With Liam starting school and changing schedule anyway, I figured I'd just add on a few more logs to the fire and rip away Jamie's morning nap, too.  Did I mention Jamie is working on a molar at the moment, as well?  It won't kill me, right?  RIGHT?

Efforts to this point have been scattershot.  In the last 7 days he's taken only one nap on 6 of them.  However, yesterday I put him down in the morning due to a bad night's sleep the previous night.  He slept for an hour and a half; I figured I'd get at least an hour out of him in the afternoon.

That was a pipe dream.

He chatted in the crib for an hour before my mother-in-law (who was watching him so I could attend an appointment) gave up and got him out.  He was happy and giggly all the way to bedtime and then slept like a rock all night.

Oooo-kay.

So today I didn't offer the morning nap and planned to put him down after I dropped Liam off at school.  We made it through lunch time, although he was cranky as hell in spots, and then we had about 20 minutes to kill before we had to leave for school.  Jamie was whining and cranking about me telling him no about something or other when suddenly it was silent.

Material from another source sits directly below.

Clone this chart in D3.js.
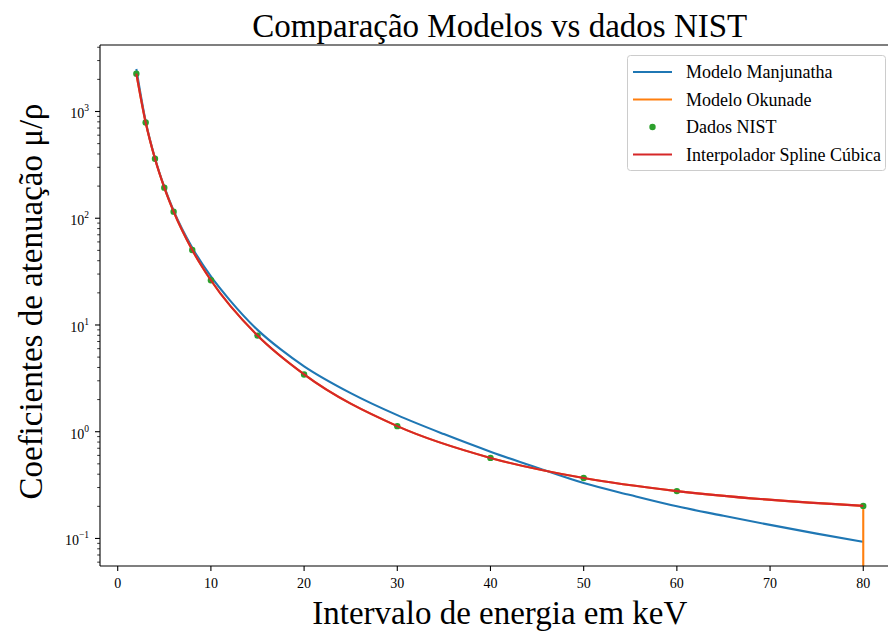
<!DOCTYPE html>
<html><head><meta charset="utf-8">
<script src="https://cdn.jsdelivr.net/npm/d3@7"></script>
<style>body{margin:0;background:#fff} svg{display:block}</style>
</head><body><svg id="c" width="888" height="633"></svg>
<script>
// ---- data ----
const nistE = [2, 3, 4, 5, 6, 8, 10, 15, 20, 30, 40, 50, 60, 80];
const nistV = [2263, 788, 360.5, 193.4, 115.3, 50.33, 26.23, 7.955, 3.441, 1.128, 0.5685, 0.3681, 0.2778, 0.2018];
const manjE = [2, 3, 4, 5, 6, 8, 10, 12, 15, 17.5, 20, 25, 30, 35, 40, 45, 50, 55, 60, 65, 70, 75, 80];
const manjV = [2500, 810, 365, 197, 118, 53, 28.5, 17.2, 9.0, 5.9, 4.1, 2.3, 1.43, 0.95, 0.65, 0.46, 0.33, 0.255, 0.20, 0.163, 0.134, 0.111, 0.093];
const okuE = [2, 3, 4, 5, 6, 8, 10, 15, 20, 30, 40, 50, 60, 80, 80];
const okuV = [2263, 788, 360.5, 193.4, 115.3, 50.33, 26.23, 7.955, 3.441, 1.128, 0.5685, 0.3681, 0.2778, 0.2018, 0];
const splineE = [2, 3, 4, 5, 6, 8, 10, 15, 20, 30, 40, 50, 60, 80];
const splineV = [2263, 788, 360.5, 193.4, 115.3, 50.33, 26.23, 7.955, 3.441, 1.128, 0.5685, 0.3681, 0.2778, 0.2018];
const xTicks = [0, 10, 20, 30, 40, 50, 60, 70, 80];
const yTickExps = [-1, 0, 1, 2, 3];
const legendLabels = ["Modelo Manjunatha", "Modelo Okunade", "Dados NIST", "Interpolador Spline Cúbica"];
const colors = {blue: "#1f77b4", orange: "#ff7f0e", green: "#2ca02c", red: "#d62728"};

// ---- layout ----
const L = 100, R = 899.6, T = 45, B = 566;
const svg = d3.select("#c");
const font = "'Liberation Serif','DejaVu Serif',serif";
const x = d3.scaleLinear().domain([-1.9, 83.9]).range([L, R]);
const y = d3.scaleLog().domain([Math.pow(10, -1.258), Math.pow(10, 3.623)]).range([B, T]);
const yv = v => v > 0 ? y(v) : B + 20;

svg.append("defs").append("clipPath").attr("id", "clip")
  .append("rect").attr("x", L).attr("y", T).attr("width", R - L).attr("height", B - T);

const plot = svg.append("g").attr("clip-path", "url(#clip)");
const zip = (E, V) => E.map((e, i) => ({e, v: V[i]}));
const lineM = d3.line().x(d => x(d.e)).y(d => yv(d.v)).curve(d3.curveMonotoneX);

// Manjunatha
plot.append("path").attr("d", lineM(zip(manjE, manjV)))
  .attr("fill", "none").attr("stroke", colors.blue).attr("stroke-width", 2.1);
// Okunade
const oku = zip(okuE, okuV);
const okuPos = oku.filter(d => d.v > 0);
const okuRest = oku.slice(okuPos.length - 1);
plot.append("path").attr("d", lineM(okuPos) + d3.line().x(d => x(d.e)).y(d => yv(d.v))(okuRest).replace(/^M/, "L"))
  .attr("fill", "none").attr("stroke", colors.orange).attr("stroke-width", 2.1);
// NIST dots
plot.selectAll("circle.nist").data(zip(nistE, nistV)).join("circle")
  .attr("cx", d => x(d.e)).attr("cy", d => y(d.v)).attr("r", 3.2).attr("fill", colors.green);
// Spline
plot.append("path").attr("d", lineM(zip(splineE, splineV)))
  .attr("fill", "none").attr("stroke", colors.red).attr("stroke-width", 2.1);

// ---- spines ----
const ax = svg.append("g").attr("stroke", "#000").attr("stroke-width", 1.1).attr("fill", "none");
ax.append("line").attr("x1", L).attr("x2", L).attr("y1", T).attr("y2", B);
ax.append("line").attr("x1", L).attr("x2", 888).attr("y1", B).attr("y2", B);
ax.append("line").attr("x1", L).attr("x2", 888).attr("y1", T).attr("y2", T);

// x ticks
const xt = svg.append("g");
xTicks.forEach(t => {
  xt.append("line").attr("x1", x(t)).attr("x2", x(t)).attr("y1", B).attr("y2", B + 5)
    .attr("stroke", "#000").attr("stroke-width", 1.1);
  xt.append("text").attr("x", x(t)).attr("y", B + 22).attr("text-anchor", "middle")
    .attr("font-family", font).attr("font-size", 14).attr("fill", "#000").text(t);
});

// y ticks (major + minor)
const yt = svg.append("g");
const [dmin, dmax] = y.domain();
for (let k = -2; k <= 3; k++) {
  for (let m = 2; m <= 9; m++) {
    const v = m * Math.pow(10, k);
    if (v < dmin || v > dmax) continue;
    yt.append("line").attr("x1", L).attr("x2", L - 2.8).attr("y1", y(v)).attr("y2", y(v))
      .attr("stroke", "#000").attr("stroke-width", 0.8);
  }
}
yTickExps.forEach(k => {
  const v = Math.pow(10, k);
  yt.append("line").attr("x1", L).attr("x2", L - 5).attr("y1", y(v)).attr("y2", y(v))
    .attr("stroke", "#000").attr("stroke-width", 1.1);
  const t = yt.append("text").attr("x", L - 11).attr("y", y(v) + 7).attr("text-anchor", "end")
    .attr("font-family", font).attr("font-size", 14).attr("fill", "#000");
  t.append("tspan").text("10");
  t.append("tspan").attr("dy", -7).attr("font-size", 9.5).text(k < 0 ? "\u2212" + (-k) : String(k));
});

// ---- titles ----
svg.append("text").attr("x", (L + R) / 2).attr("y", 37).attr("text-anchor", "middle")
  .attr("font-family", font).attr("font-size", 33).attr("fill", "#000")
  .text("Comparação Modelos vs dados NIST");
svg.append("text").attr("x", (L + R) / 2).attr("y", 624).attr("text-anchor", "middle")
  .attr("font-family", font).attr("font-size", 33).attr("fill", "#000")
  .text("Intervalo de energia em keV");
svg.append("text").attr("transform", `translate(42,${(T + B) / 2 - 4}) rotate(-90)`).attr("text-anchor", "middle")
  .attr("font-family", font).attr("font-size", 33).attr("fill", "#000")
  .text("Coeficientes de atenuação μ/ρ");

// ---- legend ----
const lg = svg.append("g");
lg.append("rect").attr("x", 627.5).attr("y", 55.5).attr("width", 258).attr("height", 115).attr("rx", 3)
  .attr("fill", "#fff").attr("fill-opacity", 0.8).attr("stroke", "#cccccc").attr("stroke-width", 1);
const kinds = ["line", "line", "dot", "line"];
const kc = [colors.blue, colors.orange, colors.green, colors.red];
legendLabels.forEach((lab, i) => {
  const cy = 72 + i * 27.5;
  if (kinds[i] === "line") {
    lg.append("line").attr("x1", 633).attr("x2", 672).attr("y1", cy).attr("y2", cy)
      .attr("stroke", kc[i]).attr("stroke-width", 2.1);
  } else {
    lg.append("circle").attr("cx", 652.5).attr("cy", cy).attr("r", 3.2).attr("fill", kc[i]);
  }
  lg.append("text").attr("x", 686).attr("y", cy + 6).attr("font-family", font).attr("font-size", 18)
    .attr("fill", "#000").text(lab);
});
</script></body></html>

"Jamie!  Where are you, buddy?"

[crickets]

"Jamie!  Honey, what are you doing?"

[crickets and more crickets]

Crickets are never good.  NEVER.  I figured he was doing something particularly evil so I got up to go look for him.  I nearly stepped on him because this is what I found:


He stopped crying and cranking and whinging and whining and simply fell over asleep in the middle of the floor.  Apparently he wanted that morning nap I didn't give him.

After snapping a picture or five I had to wake him up.  I felt bad but we had to leave in 20 minutes to take Liam to school so I really had no choice.  When we got back from drop off I put him down for a nap.  He slept from 12:45 until 3:00 when I had to wake him up so we could go meet Liam at the bus stop.  He was so sacked out that when I went in to get him he was still all tucked up in the same position he was when I tucked him in for nap.

I'm hoping that in another week he'll be feeling more like himself.  In the meantime, I'll keep a watch under my feet for a randomly sacked out toddler.